Inheritance creates a two-tiered society where the “elect” are lucky enough to be born into massive wealth in the top tier, and everyone else is at the bottom. This system is the anti-Meritocracy. It’s like a gamer in an RPG starting out with all the gold, weapons, and magic in the game from the beginning. Now, imagine that this RPG is a multiplayer game. These wealthy players do not enter the game space on a level playing field. No, some of them are able to bring with them riches and abilities earned from past lives, while others truly have to start from scratch. It’s easy to see that those heirs who brought with them things earned from past lives would be at a tremendous advantage over those who started truly from the beginning. The players with inherited wealth would quickly dominate all other contenders, band together, and seek to keep their power.
This system of an unequal playing field is what we have in our real society today. Of course I’m pushing the video game analogy pretty far, but in real life it is much the same. Those born into inherited wealth have a massive and unfair advantage over the rest of us. This, however, does not mean that they are better than we are. In fact, in most cases those born into extreme privilege are pathetic and have childish, underdeveloped personalities for the simple reason that they have never actually had to try to achieve anything in life.

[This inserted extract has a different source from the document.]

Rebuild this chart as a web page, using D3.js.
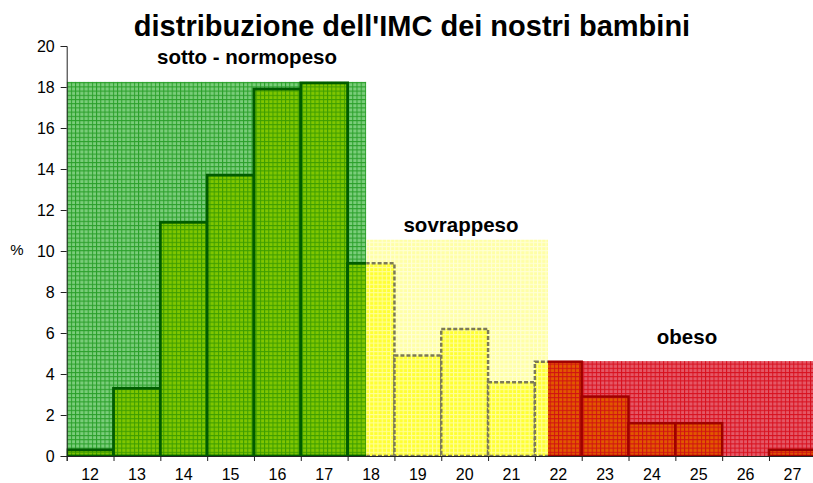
<!DOCTYPE html>
<html>
<head>
<meta charset="utf-8">
<script src="https://cdn.jsdelivr.net/npm/d3@7"></script>
<style>
  body { margin: 0; background: #fff; }
  svg { display: block; font-family: "Liberation Sans", Arial, sans-serif; }
</style>
</head>
<body>
<svg id="chart"></svg>
<script>
// data
const categories = [12, 13, 14, 15, 16, 17, 18, 19, 20, 21, 22, 23, 24, 25, 26, 27];
const values = [0.3, 3.3, 11.4, 13.7, 17.9, 18.2, 9.4, 4.9, 6.2, 3.6, 4.6, 2.9, 1.6, 1.6, 0, 0.3];
const zoneNames = ['sotto - normopeso', 'sovrappeso', 'obeso'];
const zoneFrom = [12, 18.4, 22.28];
const zoneTo = [18.4, 22.28, 28.5];
const zoneTop = [18.25, 10.55, 4.63];
const yTicks = [0, 2, 4, 6, 8, 10, 12, 14, 16, 18, 20];

const width = 813;
const height = 483;

const svg = d3.select('#chart')
  .attr('width', width)
  .attr('height', height);

// scales
const x = d3.scaleLinear().domain([12, 28]).range([66.7, 815.8]);
const xBand = d3.scaleBand().domain(categories).range([x(12), x(28)]);
const y = d3.scaleLinear().domain([0, 20]).range([456, 46]);

// zone looks: background pattern, bar pattern, bar outline
const looks = [
  { bg: ['#7acd7a', '#2a9f2a'], bar: ['#80c600', '#3d9d00'], stroke: '#005c00', dash: null, sw: 2.8 },
  { bg: ['#ffffa6', '#ffffd6'], bar: ['#ffff33', '#ffff9a'], stroke: '#7c7a58', dash: '4,2', sw: 2.5 },
  { bg: ['#e45866', '#d8101e'], bar: ['#e25800', '#d01212'], stroke: '#a00000', dash: null, sw: 2.5 }
];

const defs = svg.append('defs');
const cell = 4.2;

function makePattern(id, base, line) {
  const p = defs.append('pattern')
    .attr('id', id)
    .attr('patternUnits', 'userSpaceOnUse')
    .attr('x', x(12))
    .attr('y', y(0))
    .attr('width', cell)
    .attr('height', cell);
  p.append('rect').attr('width', cell).attr('height', cell).attr('fill', base);
  p.append('path')
    .attr('d', `M0,0.5H${cell}M0.5,0V${cell}`)
    .attr('stroke', line)
    .attr('stroke-width', 1)
    .attr('fill', 'none');
}

looks.forEach((lk, i) => {
  makePattern('bg' + i, lk.bg[0], lk.bg[1]);
  makePattern('bar' + i, lk.bar[0], lk.bar[1]);
  defs.append('clipPath').attr('id', 'clip' + i)
    .append('rect')
    .attr('x', x(zoneFrom[i]))
    .attr('y', 0)
    .attr('width', x(zoneTo[i]) - x(zoneFrom[i]))
    .attr('height', y(0) + 1);
});

// zones with their bars
zoneNames.forEach((name, i) => {
  const lk = looks[i];
  const g = svg.append('g').attr('clip-path', `url(#clip${i})`);

  g.append('rect')
    .attr('x', x(zoneFrom[i]))
    .attr('y', y(zoneTop[i]))
    .attr('width', x(zoneTo[i]) - x(zoneFrom[i]))
    .attr('height', y(0) - y(zoneTop[i]))
    .attr('fill', `url(#bg${i})`);

  g.selectAll('.bar')
    .data(categories.map((c, k) => ({ c, v: values[k] })).filter(d => d.v > 0))
    .enter()
    .append('rect')
    .attr('class', 'bar')
    .attr('x', d => x(d.c))
    .attr('y', d => y(d.v))
    .attr('width', d => x(d.c + 1) - x(d.c))
    .attr('height', d => y(0) - y(d.v))
    .attr('fill', `url(#bar${i})`)
    .attr('stroke', lk.stroke)
    .attr('stroke-width', lk.sw)
    .attr('stroke-dasharray', lk.dash);
});

// axes
const yAxis = svg.append('g')
  .attr('transform', `translate(${x(12)},0)`)
  .call(d3.axisLeft(y).tickValues(yTicks).tickSize(6).tickPadding(6));

const xTicks = svg.append('g')
  .attr('transform', `translate(0,${y(0)})`)
  .call(d3.axisBottom(x).tickValues(d3.range(12, 29)).tickFormat('').tickSize(5));

// category labels sit between the ticks, kept just inside the bottom edge
const xLabels = svg.append('g')
  .attr('transform', `translate(0,${y(0)})`)
  .call(d3.axisBottom(xBand).tickSize(0).tickPadding(13));
xLabels.select('.domain').remove();

[yAxis, xTicks, xLabels].forEach(a => {
  a.selectAll('text')
    .attr('font-family', '"Liberation Sans", Arial, sans-serif')
    .attr('font-size', 16)
    .attr('fill', '#000');
  a.selectAll('line, path').attr('stroke', '#222');
});

// texts
svg.append('text')
  .attr('x', 17)
  .attr('y', 255)
  .attr('text-anchor', 'middle')
  .attr('font-size', 15)
  .text('%');

svg.append('text')
  .attr('x', 412)
  .attr('y', 36)
  .attr('text-anchor', 'middle')
  .attr('font-size', 29)
  .attr('font-weight', 'bold')
  .text("distribuzione dell'IMC dei nostri bambini");

const zoneLabelX = [247, 461, 687];
const zoneLabelY = [64, 232, 344];
zoneNames.forEach((name, i) => {
  svg.append('text')
    .attr('x', zoneLabelX[i])
    .attr('y', zoneLabelY[i])
    .attr('text-anchor', 'middle')
    .attr('font-size', 20.5)
    .attr('font-weight', 'bold')
    .text(name);
});
</script>
</body>
</html>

Everything has been handed to them, by a butler, in a tuxedo, on a silver platter.
The next time you meet a trust fund baby, a Rothschild, or an heiress, kindly remind them of the following:
They didn’t earn their money.
They are mere lesser shadows of their parents, who in turn were mere lesser shadows of their parents.
They are bloodsucking parasites, who contribute nothing to society (think: Paris Hilton).
So, don’t envy rich kids. Pity them. For them, the Game of Life is already over.